For years, a Queens home overflowing with garbage has brought a plague of rats on neighboring houses—and despite myriad 311 complaints and hundreds of thousands of dollars in unpaid fines, the city has never done anything about it. That's according to locals who say they've been forced to suffer through the trash smells and rodent runs. Following a report by the NY Post, however, various municipal departments have intervened, and are now working on clearing the premises against the occupant's wishes.
On Wednesday, the Post reported that a house at the intersection of 118th Avenue and 115th Street in South Jamaica had generated over $342,000 in unpaid civil penalties since 2015, thanks to the resident having created a sort of domestic dump in her yard. In certain spots, the debris piles supposedly towered 10 feet tall, creating a situation one neighbor described as "painful and annoying." Which, yes, living next to a house literally full of trash, a house that seems to hemorrhage trash from every crack, does not sound great. Just think of the summertime stench, or the roach spillover!
A Department of Buildings spokesperson tells Gothamist that the city has repeatedly fined the owner of this residence for failure "to keep the property in a safe and code-compliant condition," which is to say, keeping the exterior areas "clean and free from dirt, filth, garbage or other offensive material," per the NYC Administrative Code. As you can see, the fines do not appear to have had the desired effect:
"This is ridiculous," another neighbor told NBC New York. "Nobody wants to deal with this.
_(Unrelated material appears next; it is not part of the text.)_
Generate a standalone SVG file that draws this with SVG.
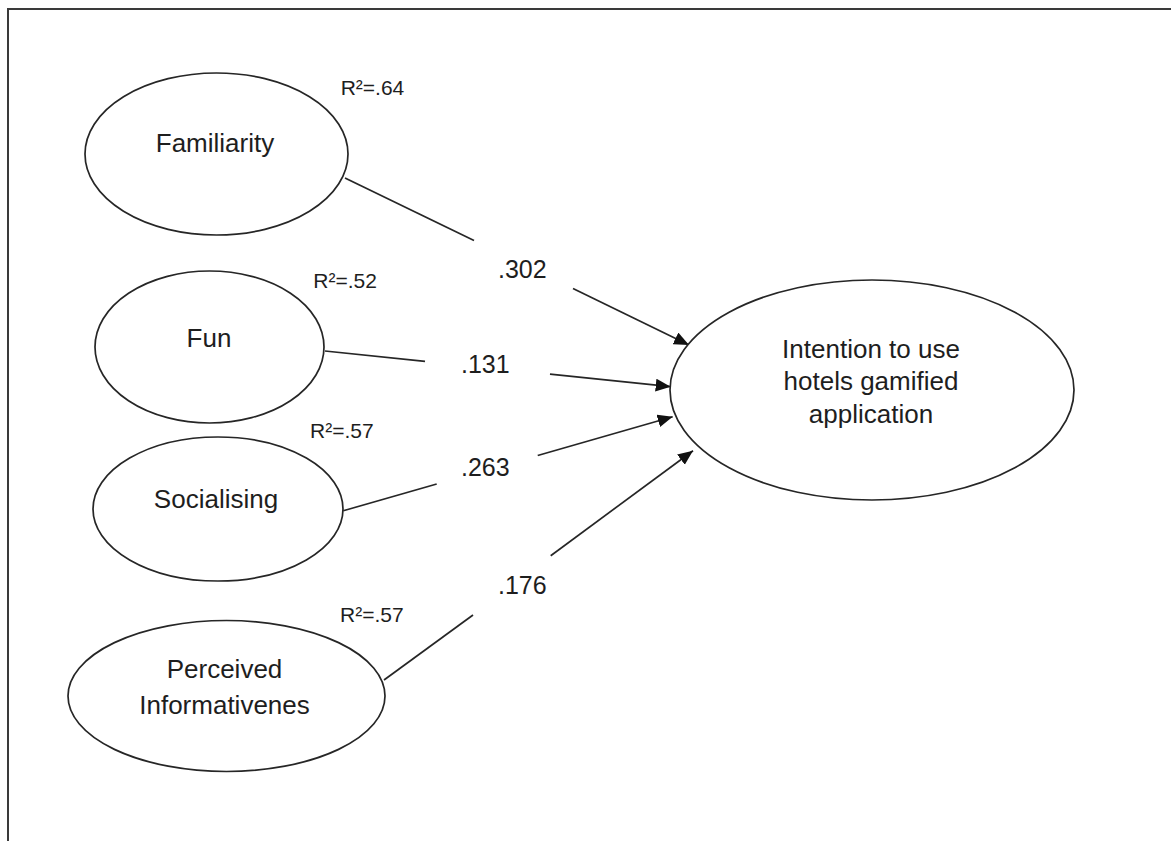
<svg xmlns="http://www.w3.org/2000/svg" width="1171" height="841" viewBox="0 0 1171 841">
<style>
.node{fill:#fff;stroke:#262626;stroke-width:1.7}
.lbl{font-family:"Liberation Sans",Arial,sans-serif;font-size:26px;fill:#1e1e1e;text-anchor:middle}
.r2{font-family:"Liberation Sans",Arial,sans-serif;font-size:21px;fill:#1e1e1e}
.coef{font-family:"Liberation Sans",Arial,sans-serif;font-size:25px;fill:#1e1e1e}
.edge{stroke:#262626;stroke-width:1.7;fill:none}
</style>
<defs>
<marker id="arr" markerUnits="userSpaceOnUse" markerWidth="16" markerHeight="14" refX="15" refY="6.5" orient="auto">
<path d="M0,0 L15,6.5 L0,13 z" fill="#111"/>
</marker>
</defs>
<rect x="0" y="0" width="1171" height="841" fill="#fff"/>
<path d="M8,841 L8,9 L1171,9" fill="none" stroke="#3a3a3a" stroke-width="2"/>

<g id="connectors">
<line class="edge" x1="345" y1="178" x2="474" y2="240.6"/>
<line class="edge" x1="573" y1="288.6" x2="689" y2="345" marker-end="url(#arr)"/>
<line class="edge" x1="325" y1="351" x2="425" y2="361.3"/>
<line class="edge" x1="550" y1="374.2" x2="670.7" y2="386.7" marker-end="url(#arr)"/>
<line class="edge" x1="343.3" y1="510.7" x2="436.7" y2="484"/>
<line class="edge" x1="537.7" y1="455.5" x2="672.7" y2="416.7" marker-end="url(#arr)"/>
<line class="edge" x1="384" y1="680" x2="473" y2="615"/>
<line class="edge" x1="550.7" y1="555.7" x2="693" y2="450.7" marker-end="url(#arr)"/>
<text class="coef" x="498" y="278">.302</text>
<text class="coef" x="461" y="373">.131</text>
<text class="coef" x="461" y="476">.263</text>
<text class="coef" x="498" y="594">.176</text>
</g>

<g id="familiarity">
<ellipse class="node" cx="216.5" cy="154" rx="131.5" ry="81"/>
<text class="lbl" x="215" y="152">Familiarity</text>
<text class="r2" x="340.7" y="95">R²=.64</text>
</g>

<g id="fun">
<ellipse class="node" cx="209.5" cy="347" rx="114.5" ry="76"/>
<text class="lbl" x="209" y="347">Fun</text>
<text class="r2" x="313.3" y="288">R²=.52</text>
</g>

<g id="socialising">
<ellipse class="node" cx="218" cy="509" rx="125" ry="72"/>
<text class="lbl" x="216" y="508">Socialising</text>
<text class="r2" x="310" y="438">R²=.57</text>
</g>

<g id="perceived">
<ellipse class="node" cx="226.5" cy="696" rx="158.5" ry="75.5"/>
<text class="lbl" x="224.5" y="678">Perceived</text>
<text class="lbl" x="224.5" y="714">Informativenes</text>
<text class="r2" x="340" y="622">R²=.57</text>
</g>

<g id="intention">
<ellipse class="node" cx="872" cy="390" rx="202" ry="110"/>
<text class="lbl" x="871" y="358">Intention to use</text>
<text class="lbl" x="871" y="390">hotels gamified</text>
<text class="lbl" x="871" y="423">application</text>
</g>
</svg>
It’s rats, it’s cats, it’s bugs, it’s dead cats. She’s destroying people’s property."
The 57-year-old woman who lives at the address in question, however, sees things differently. She told NBC that she makes her living collecting recyclables, and while that may definitely be true — plenty of people redeem cans and bottles for cash — a lot of that recycling appears to sit bagged in front of, or even on top of, her house.
In any case, city agencies seem to have escalated its intervention past the issuance of fines, on the orders of our elusive mayor-slash-presidential-candidate Bill de Blasio. Speaking to members of the media yesterday, de Blasio reportedly said he read in "one of the papers" that a local home has "a lot of trash in the front yard," and "immediately contacted a group of commissioners" to see what could be done. "I said, ‘We need to figure out if there are legal concerns or if we need to get the Health Department involved. Figure out how to get it done,’ ” de Blasio continued, according to the NY Post. “That happens dozens and dozens and dozens of times throughout every single day."
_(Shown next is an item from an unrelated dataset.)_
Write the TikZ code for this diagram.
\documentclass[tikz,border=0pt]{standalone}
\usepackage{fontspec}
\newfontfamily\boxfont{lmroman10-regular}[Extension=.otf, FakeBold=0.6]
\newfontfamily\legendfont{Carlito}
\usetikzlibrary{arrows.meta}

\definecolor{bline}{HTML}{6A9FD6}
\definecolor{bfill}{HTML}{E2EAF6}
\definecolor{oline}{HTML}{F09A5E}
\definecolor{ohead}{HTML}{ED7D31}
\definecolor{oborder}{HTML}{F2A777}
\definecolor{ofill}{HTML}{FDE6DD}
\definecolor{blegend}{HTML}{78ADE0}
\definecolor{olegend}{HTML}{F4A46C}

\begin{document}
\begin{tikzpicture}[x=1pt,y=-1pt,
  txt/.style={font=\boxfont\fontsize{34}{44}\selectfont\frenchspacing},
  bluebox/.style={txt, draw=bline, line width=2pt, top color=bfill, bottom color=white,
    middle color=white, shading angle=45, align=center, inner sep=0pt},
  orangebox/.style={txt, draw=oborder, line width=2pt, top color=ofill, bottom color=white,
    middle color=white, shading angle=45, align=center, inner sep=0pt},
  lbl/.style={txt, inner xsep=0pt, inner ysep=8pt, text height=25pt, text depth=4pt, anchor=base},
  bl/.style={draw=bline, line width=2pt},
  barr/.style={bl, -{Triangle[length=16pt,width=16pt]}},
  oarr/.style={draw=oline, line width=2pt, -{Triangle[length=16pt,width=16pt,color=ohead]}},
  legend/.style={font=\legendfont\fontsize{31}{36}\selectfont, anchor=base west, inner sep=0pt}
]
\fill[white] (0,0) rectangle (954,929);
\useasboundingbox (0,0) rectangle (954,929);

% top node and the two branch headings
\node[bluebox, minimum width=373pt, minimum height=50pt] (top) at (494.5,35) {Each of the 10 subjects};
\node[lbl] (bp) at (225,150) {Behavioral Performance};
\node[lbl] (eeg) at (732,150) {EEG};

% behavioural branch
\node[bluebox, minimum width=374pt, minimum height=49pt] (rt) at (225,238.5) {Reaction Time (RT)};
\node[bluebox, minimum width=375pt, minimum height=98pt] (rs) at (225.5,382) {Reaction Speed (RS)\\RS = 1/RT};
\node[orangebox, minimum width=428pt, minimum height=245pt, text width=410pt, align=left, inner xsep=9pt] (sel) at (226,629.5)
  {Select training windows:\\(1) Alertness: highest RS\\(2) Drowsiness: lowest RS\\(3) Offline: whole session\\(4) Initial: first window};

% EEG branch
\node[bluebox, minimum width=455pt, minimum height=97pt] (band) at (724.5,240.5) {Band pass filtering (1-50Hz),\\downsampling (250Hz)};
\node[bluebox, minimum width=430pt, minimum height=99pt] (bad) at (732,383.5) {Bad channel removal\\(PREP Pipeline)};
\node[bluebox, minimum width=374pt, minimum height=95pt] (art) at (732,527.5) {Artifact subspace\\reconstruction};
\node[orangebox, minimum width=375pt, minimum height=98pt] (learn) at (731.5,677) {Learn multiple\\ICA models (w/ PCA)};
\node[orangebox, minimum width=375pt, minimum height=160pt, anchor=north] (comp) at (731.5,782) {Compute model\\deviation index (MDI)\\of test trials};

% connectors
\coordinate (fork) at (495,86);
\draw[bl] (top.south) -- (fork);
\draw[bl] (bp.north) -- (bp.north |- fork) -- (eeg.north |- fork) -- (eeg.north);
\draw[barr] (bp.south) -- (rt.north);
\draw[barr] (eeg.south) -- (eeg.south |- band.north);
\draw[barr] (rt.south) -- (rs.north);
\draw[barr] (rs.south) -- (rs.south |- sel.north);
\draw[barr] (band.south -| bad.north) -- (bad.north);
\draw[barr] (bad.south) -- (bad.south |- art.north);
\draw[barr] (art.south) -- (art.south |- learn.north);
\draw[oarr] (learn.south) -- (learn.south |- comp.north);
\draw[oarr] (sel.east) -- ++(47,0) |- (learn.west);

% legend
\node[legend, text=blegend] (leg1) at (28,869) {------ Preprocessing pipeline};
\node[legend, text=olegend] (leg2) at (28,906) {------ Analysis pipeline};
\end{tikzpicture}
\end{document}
In the Post's estimation, de Blasio used the trash-strewn house as an example of how he really does still do mayor stuff all the time, you guys, and his alleged intervention appears to have set some things in motion. The DOB, the Department of Sanitation, the NYPD, and the Department of Health and Mental Hygiene (which had not returned our request for comment by time of publication, nor had the NYPD) are all involved now. NBC adds that police took the home's resident in for a psychiatric evaluation on Wednesday, after the city opened an adult protective services case for her. To enter the premises and clean it up, the Sanitation Department requires either the owner's consent or a court order. The city is reportedly working on getting the latter, thus the psych evaluation.
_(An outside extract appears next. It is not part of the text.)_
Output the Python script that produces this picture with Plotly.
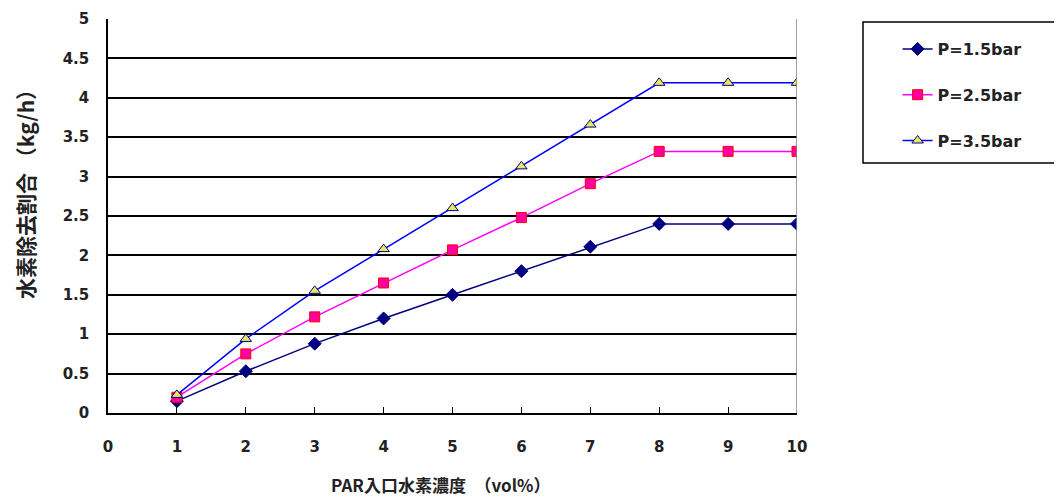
import plotly.graph_objects as go

x_vals = [1, 2, 3, 4, 5, 6, 7, 8, 9, 10]
p15 = [0.15, 0.53, 0.88, 1.20, 1.50, 1.80, 2.11, 2.40, 2.40, 2.40]
p25 = [0.20, 0.75, 1.22, 1.65, 2.07, 2.48, 2.91, 3.32, 3.32, 3.32]
p35 = [0.23, 0.94, 1.55, 2.08, 2.60, 3.13, 3.66, 4.19, 4.19, 4.19]
names = ["P=1.5bar", "P=2.5bar", "P=3.5bar"]
x_ticks = list(range(0, 11))
y_ticks = [0, 0.5, 1, 1.5, 2, 2.5, 3, 3.5, 4, 4.5, 5]
y_labels = ["0", "0.5", "1", "1.5", "2", "2.5", "3", "3.5", "4", "4.5", "5"]
x_title = "PAR入口水素濃度　（vol%）"
y_title = "水素除去割合 （kg/h）"

FONT = "DejaVu Sans, Liberation Sans, sans-serif"
CJK = "Noto Sans CJK JP, sans-serif"
TXT = "#222222"

fig = go.Figure()
fig.add_trace(go.Scatter(
    x=x_vals, y=p15, name=names[0], mode="lines+markers", legendgroup="a",
    line=dict(color="#000080", width=1.5),
    marker=dict(symbol="diamond", size=10, color="#000080", line=dict(color="#000080", width=1))))
fig.add_trace(go.Scatter(
    x=x_vals, y=p25, name=names[1], mode="lines+markers", legendgroup="b",
    line=dict(color="#FF00FF", width=1.5),
    marker=dict(symbol="square", size=10, color="#FF00A0", line=dict(color="#FF0000", width=1))))
fig.add_trace(go.Scatter(
    x=x_vals, y=p35, name=names[2], mode="lines+markers", legendgroup="c",
    line=dict(color="#0000FF", width=1.5),
    marker=dict(symbol="triangle-up", size=10, color="#E8E860", line=dict(color="#000080", width=1))))

fig.update_layout(
    width=1062, height=498,
    margin=dict(l=100, r=273, t=11, b=93, autoexpand=False),
    paper_bgcolor="white", plot_bgcolor="white",
    font=dict(family=FONT, size=15, color=TXT),
    showlegend=True,
    legend=dict(x=1.146, y=0.967, xanchor="left", yanchor="top",
                bgcolor="rgba(0,0,0,0)", borderwidth=0,
                tracegroupgap=22, traceorder="grouped",
                font=dict(family=FONT, size=16, color=TXT, weight="bold")),
    xaxis=dict(range=[0, 10], tickvals=x_ticks, ticktext=[str(v) for v in x_ticks],
               showgrid=False, zeroline=False, showline=True, linecolor="black", linewidth=1.5,
               ticks="inside", ticklen=6, tickcolor="black", ticklabelstandoff=19,
               tickfont=dict(family=FONT, size=15, color=TXT, weight="bold")),
    yaxis=dict(range=[0, 5], tickvals=y_ticks, ticktext=y_labels,
               showgrid=True, gridcolor="black", gridwidth=1.5,
               zeroline=False, showline=True, linecolor="black", linewidth=1.5,
               ticks="", ticklabelstandoff=14,
               tickfont=dict(family=FONT, size=15, color=TXT, weight="bold")),
    annotations=[
        dict(text=x_title, xref="paper", yref="paper", x=(440 - 108) / 689, y=(413 - 484) / 394,
             xanchor="center", yanchor="middle", showarrow=False,
             font=dict(family=CJK, size=17, color=TXT, weight="bold")),
        dict(text=y_title, xref="paper", yref="paper", x=(25 - 108) / 689, y=(413 - 189) / 394,
             xanchor="center", yanchor="middle", showarrow=False, textangle=-90,
             font=dict(family=CJK, size=21, color=TXT, weight="bold")),
    ],
)

# right border of plot area (grey) and legend frame
fig.add_shape(type="line", xref="x", yref="paper", x0=10, x1=10, y0=0, y1=1,
              line=dict(color="#808080", width=1.5))
fig.add_shape(type="rect", xref="paper", yref="paper",
              x0=(863 - 108) / 689, x1=(1055 - 108) / 689,
              y0=(413 - 163) / 394, y1=(413 - 22) / 394,
              line=dict(color="black", width=1.5), fillcolor="rgba(0,0,0,0)")

fig.write_html("out.html")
However, it appears the DSNY may not need to do the trash hauling themselves, because the homeowner (who is NOT the tenant responsible for the hoard) reportedly showed up on Thursday and started piling bags into a U-Haul. "I am going to pick up all the stuff and take it to the dump," Mahindra Ramlal, who was identified as an ex-boyfriend of the tenant, told the Post. The coterie of agencies keeping tabs on this effort reportedly feel some skepticism about Ramlal's chosen disposal methods, and said they'd "tighten up the noose" if he didn't get everything out in a timely fashion. We'll update as the situation develops.